* EXERCISE OBJECTIVE
How many lines of the entries below include the word "this"? Answer with the number alone.

+--

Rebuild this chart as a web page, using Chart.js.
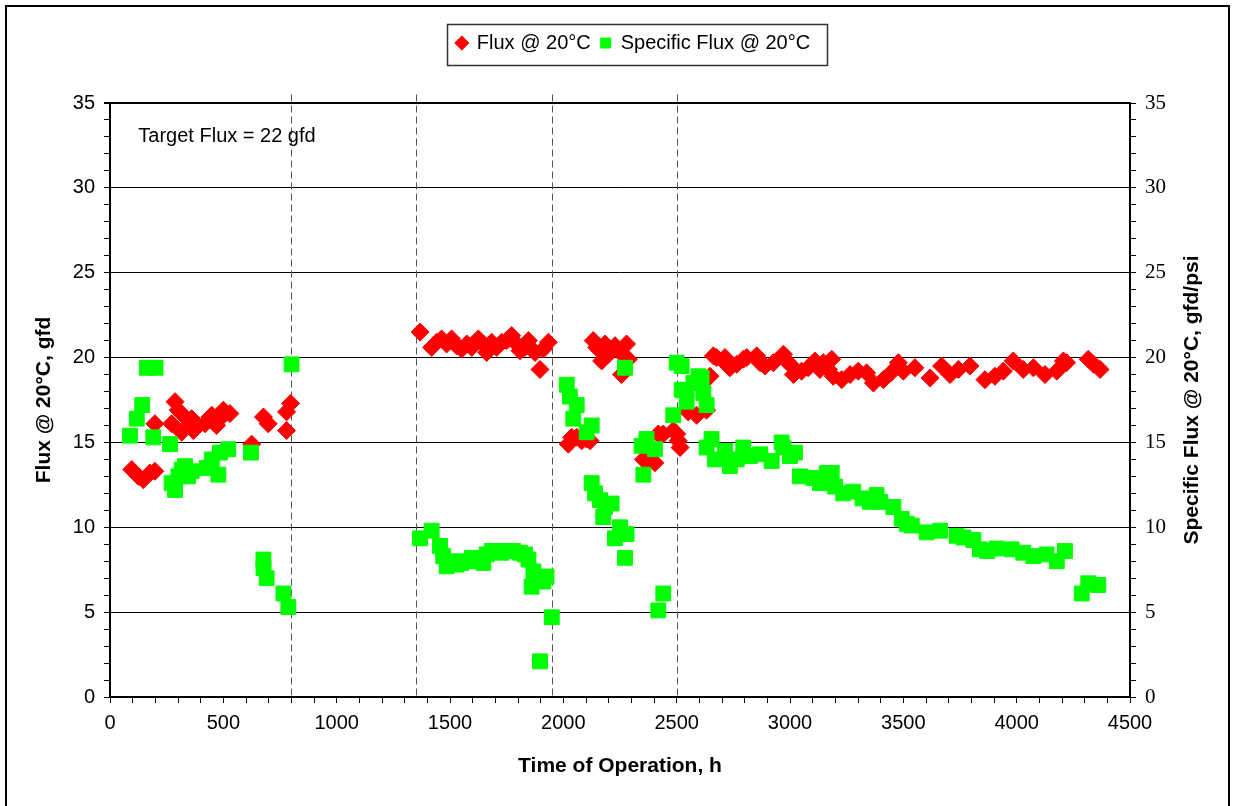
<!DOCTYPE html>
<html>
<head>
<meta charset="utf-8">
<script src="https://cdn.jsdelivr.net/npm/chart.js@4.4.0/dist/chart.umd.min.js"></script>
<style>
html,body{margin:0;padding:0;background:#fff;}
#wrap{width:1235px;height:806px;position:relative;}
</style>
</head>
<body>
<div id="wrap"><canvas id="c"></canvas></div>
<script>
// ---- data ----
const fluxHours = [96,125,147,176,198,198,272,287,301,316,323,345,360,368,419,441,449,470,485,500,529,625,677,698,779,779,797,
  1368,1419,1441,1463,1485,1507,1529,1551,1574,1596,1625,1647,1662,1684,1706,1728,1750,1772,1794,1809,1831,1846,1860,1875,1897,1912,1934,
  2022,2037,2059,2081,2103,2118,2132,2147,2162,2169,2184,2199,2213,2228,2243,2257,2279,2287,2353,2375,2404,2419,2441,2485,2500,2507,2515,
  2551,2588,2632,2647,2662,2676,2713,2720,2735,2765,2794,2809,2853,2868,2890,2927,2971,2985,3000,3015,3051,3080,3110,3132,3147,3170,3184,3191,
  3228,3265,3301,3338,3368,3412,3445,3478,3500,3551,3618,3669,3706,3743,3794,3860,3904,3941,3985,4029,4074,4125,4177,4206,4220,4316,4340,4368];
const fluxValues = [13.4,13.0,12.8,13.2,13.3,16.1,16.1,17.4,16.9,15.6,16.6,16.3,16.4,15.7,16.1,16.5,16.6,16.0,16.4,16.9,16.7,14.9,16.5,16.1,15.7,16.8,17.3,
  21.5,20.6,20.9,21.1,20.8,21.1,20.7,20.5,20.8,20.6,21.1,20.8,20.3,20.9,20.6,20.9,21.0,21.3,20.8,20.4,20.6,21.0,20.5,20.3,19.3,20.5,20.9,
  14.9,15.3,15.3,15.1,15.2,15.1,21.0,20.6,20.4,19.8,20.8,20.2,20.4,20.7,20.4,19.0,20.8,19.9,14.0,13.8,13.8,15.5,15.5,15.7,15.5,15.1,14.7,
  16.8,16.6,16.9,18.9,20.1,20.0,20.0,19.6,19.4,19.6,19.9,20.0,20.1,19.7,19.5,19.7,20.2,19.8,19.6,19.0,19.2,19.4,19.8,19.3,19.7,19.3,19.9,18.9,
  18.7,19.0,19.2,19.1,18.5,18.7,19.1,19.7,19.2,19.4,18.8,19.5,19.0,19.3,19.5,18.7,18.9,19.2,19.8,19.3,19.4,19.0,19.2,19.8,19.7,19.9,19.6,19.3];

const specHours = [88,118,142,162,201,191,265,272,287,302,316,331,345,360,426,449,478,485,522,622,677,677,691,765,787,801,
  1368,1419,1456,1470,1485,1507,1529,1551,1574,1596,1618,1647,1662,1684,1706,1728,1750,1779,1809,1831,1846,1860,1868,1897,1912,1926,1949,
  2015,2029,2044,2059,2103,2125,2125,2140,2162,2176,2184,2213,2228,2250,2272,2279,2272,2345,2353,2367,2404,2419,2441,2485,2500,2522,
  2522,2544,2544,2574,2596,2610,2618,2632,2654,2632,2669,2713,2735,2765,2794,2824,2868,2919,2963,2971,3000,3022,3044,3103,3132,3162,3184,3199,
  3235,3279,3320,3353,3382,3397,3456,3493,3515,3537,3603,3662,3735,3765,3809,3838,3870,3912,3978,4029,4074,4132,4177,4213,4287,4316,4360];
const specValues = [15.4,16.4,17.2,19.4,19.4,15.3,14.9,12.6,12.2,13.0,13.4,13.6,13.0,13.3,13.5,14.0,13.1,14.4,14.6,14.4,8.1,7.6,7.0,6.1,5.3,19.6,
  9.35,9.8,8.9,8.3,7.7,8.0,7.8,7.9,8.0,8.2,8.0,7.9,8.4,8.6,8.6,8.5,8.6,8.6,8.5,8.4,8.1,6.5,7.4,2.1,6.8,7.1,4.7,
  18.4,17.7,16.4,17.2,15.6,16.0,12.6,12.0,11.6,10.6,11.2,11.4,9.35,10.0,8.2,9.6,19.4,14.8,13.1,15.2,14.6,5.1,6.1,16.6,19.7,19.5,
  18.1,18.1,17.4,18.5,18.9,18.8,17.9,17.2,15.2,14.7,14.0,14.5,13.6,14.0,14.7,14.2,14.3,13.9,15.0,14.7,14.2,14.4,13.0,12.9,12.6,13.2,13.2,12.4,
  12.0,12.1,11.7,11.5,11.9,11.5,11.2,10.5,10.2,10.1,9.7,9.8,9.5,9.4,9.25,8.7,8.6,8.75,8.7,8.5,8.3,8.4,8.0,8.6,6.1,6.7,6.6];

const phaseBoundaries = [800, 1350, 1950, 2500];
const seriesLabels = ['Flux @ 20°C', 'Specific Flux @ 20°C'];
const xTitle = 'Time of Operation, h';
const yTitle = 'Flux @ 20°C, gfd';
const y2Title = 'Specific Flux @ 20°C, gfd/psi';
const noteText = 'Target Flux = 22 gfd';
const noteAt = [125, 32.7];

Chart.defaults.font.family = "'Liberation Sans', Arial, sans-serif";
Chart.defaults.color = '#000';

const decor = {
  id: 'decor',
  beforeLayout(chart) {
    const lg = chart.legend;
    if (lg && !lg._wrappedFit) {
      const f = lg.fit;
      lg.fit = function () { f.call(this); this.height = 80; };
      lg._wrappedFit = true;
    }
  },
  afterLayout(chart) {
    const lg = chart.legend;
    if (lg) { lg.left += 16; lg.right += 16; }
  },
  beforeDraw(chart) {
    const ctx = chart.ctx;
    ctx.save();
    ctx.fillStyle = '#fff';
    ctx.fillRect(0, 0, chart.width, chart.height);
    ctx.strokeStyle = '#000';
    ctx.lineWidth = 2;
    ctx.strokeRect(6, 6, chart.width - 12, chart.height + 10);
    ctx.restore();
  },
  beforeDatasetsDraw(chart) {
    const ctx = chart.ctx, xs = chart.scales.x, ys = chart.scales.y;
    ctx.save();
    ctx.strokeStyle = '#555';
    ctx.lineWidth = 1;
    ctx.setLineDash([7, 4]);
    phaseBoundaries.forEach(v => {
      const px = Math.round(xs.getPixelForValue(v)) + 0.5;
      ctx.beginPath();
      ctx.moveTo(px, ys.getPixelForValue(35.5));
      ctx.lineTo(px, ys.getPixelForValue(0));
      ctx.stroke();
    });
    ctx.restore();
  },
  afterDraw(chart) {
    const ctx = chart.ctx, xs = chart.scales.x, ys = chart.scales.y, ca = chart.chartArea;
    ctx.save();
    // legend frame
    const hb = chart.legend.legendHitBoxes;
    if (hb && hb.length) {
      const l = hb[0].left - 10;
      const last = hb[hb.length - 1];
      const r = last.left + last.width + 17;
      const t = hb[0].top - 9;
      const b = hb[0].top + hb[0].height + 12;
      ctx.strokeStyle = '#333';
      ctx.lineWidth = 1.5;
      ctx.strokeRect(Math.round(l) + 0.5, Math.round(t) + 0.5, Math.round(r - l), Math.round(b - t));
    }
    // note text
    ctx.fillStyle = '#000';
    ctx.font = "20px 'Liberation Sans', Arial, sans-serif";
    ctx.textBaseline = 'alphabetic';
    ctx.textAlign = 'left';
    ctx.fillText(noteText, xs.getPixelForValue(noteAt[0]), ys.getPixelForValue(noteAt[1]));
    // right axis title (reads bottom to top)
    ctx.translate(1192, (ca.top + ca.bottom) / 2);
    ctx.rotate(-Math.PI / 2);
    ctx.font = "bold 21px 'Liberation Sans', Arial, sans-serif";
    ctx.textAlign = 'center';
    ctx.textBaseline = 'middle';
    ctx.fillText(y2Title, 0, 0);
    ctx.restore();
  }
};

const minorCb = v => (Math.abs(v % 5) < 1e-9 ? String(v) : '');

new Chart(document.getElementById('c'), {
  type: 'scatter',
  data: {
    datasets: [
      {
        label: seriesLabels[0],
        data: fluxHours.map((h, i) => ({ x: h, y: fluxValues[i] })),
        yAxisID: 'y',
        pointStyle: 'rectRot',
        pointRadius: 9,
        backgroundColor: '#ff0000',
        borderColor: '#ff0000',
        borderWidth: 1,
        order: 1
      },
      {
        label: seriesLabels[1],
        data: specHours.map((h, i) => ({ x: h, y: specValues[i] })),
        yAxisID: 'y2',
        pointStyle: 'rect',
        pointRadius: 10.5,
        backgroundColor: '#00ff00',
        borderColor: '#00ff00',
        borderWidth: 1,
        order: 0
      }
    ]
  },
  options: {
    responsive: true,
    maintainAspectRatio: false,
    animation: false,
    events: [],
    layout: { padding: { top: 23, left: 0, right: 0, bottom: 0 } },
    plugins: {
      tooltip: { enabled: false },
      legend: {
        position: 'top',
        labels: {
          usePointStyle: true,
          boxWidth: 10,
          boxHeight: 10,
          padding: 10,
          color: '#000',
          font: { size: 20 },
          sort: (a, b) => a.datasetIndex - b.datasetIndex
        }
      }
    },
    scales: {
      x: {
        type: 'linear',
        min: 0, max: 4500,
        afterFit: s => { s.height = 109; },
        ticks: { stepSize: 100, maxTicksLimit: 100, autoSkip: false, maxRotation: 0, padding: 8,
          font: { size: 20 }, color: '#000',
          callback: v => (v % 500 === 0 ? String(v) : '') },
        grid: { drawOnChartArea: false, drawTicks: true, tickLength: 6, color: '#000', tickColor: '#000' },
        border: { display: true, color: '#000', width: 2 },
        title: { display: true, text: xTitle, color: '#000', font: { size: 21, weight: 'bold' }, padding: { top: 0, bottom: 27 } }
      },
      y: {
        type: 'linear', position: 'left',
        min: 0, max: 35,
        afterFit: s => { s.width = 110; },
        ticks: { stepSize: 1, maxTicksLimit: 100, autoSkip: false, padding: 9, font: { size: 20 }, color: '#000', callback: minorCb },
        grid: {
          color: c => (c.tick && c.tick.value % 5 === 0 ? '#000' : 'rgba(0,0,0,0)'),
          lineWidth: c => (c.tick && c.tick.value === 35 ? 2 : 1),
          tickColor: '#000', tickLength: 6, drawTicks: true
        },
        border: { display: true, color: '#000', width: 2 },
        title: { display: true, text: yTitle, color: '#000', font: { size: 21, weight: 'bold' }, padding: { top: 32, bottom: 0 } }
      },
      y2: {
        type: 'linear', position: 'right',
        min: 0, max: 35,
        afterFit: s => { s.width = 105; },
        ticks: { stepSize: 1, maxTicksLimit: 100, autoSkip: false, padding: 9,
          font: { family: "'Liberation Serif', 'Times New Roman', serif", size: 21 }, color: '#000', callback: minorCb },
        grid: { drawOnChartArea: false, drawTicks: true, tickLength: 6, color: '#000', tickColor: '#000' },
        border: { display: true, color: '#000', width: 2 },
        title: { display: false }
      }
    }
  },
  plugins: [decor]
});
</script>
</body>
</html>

+--

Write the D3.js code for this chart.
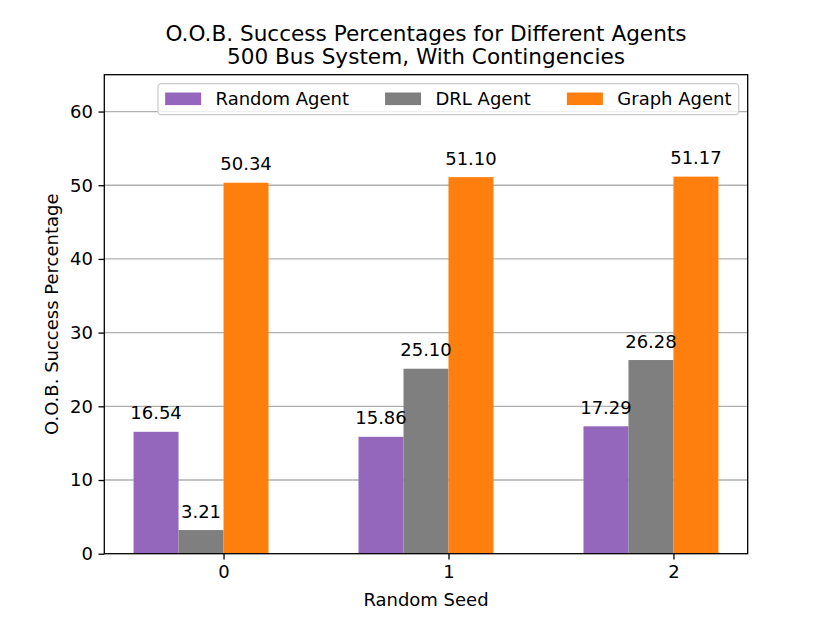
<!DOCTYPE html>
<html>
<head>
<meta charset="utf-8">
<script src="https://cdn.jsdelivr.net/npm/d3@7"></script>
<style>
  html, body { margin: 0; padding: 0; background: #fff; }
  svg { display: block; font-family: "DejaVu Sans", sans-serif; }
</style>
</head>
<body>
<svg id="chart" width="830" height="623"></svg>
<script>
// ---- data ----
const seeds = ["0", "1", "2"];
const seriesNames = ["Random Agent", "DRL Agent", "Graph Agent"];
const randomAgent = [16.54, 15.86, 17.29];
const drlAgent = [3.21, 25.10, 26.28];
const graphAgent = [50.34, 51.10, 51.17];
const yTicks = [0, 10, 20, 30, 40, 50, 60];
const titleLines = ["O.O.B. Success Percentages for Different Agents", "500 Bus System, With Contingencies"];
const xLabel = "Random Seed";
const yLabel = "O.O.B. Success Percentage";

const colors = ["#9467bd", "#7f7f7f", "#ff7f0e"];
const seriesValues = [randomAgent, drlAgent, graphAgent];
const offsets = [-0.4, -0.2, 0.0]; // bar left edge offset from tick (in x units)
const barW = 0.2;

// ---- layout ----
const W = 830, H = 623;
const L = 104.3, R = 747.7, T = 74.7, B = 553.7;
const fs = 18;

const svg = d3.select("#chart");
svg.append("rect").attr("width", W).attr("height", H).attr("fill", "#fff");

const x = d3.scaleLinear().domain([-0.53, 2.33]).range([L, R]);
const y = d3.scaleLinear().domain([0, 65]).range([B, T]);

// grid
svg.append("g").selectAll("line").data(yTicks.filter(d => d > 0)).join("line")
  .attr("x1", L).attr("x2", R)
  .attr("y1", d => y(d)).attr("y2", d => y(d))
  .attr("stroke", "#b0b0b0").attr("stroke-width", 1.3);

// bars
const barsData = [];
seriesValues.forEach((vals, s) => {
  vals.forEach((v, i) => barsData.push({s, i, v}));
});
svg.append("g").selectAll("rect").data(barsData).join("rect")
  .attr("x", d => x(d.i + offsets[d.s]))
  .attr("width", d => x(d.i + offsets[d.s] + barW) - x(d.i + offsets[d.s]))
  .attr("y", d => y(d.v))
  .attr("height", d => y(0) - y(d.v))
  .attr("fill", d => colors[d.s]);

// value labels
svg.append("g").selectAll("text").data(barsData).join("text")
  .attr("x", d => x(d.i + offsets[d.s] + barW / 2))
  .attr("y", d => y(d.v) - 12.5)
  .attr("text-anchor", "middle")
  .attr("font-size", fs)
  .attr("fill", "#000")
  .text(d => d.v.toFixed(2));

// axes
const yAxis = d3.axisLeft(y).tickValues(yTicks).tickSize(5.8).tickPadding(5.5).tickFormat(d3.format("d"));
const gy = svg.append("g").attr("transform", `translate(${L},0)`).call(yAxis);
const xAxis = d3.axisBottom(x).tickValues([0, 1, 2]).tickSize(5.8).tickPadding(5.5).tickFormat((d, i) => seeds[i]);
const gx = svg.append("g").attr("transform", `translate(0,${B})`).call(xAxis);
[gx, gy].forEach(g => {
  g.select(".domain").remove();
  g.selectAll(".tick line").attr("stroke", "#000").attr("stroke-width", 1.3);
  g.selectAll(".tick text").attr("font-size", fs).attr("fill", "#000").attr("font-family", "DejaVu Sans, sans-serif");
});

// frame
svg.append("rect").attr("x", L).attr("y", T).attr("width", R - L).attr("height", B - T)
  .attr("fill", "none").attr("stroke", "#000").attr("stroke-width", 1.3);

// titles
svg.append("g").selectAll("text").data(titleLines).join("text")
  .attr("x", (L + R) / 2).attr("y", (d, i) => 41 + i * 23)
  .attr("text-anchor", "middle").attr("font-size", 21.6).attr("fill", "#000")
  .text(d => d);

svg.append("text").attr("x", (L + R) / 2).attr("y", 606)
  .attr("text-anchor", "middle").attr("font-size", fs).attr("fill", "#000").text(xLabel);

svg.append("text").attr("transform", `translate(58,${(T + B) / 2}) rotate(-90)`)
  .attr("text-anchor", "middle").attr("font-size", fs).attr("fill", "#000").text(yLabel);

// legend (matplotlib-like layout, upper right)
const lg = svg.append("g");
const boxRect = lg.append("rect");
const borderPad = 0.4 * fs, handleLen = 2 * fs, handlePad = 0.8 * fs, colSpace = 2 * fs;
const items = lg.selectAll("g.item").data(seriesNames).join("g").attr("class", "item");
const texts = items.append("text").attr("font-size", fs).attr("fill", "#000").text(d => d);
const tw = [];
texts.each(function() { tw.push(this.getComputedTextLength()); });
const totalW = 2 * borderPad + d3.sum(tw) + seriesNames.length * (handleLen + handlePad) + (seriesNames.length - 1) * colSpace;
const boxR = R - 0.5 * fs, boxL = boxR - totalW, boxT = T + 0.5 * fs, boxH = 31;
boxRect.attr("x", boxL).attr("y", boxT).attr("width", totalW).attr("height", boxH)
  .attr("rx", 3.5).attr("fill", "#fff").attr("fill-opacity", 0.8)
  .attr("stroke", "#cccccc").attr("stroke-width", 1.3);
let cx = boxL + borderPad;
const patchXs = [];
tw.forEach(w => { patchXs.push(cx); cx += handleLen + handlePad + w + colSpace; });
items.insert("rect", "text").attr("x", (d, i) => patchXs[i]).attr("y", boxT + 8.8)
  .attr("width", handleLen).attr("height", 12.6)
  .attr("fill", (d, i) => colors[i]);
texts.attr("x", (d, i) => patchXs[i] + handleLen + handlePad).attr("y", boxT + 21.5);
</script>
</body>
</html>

+--

* RESPONSE
4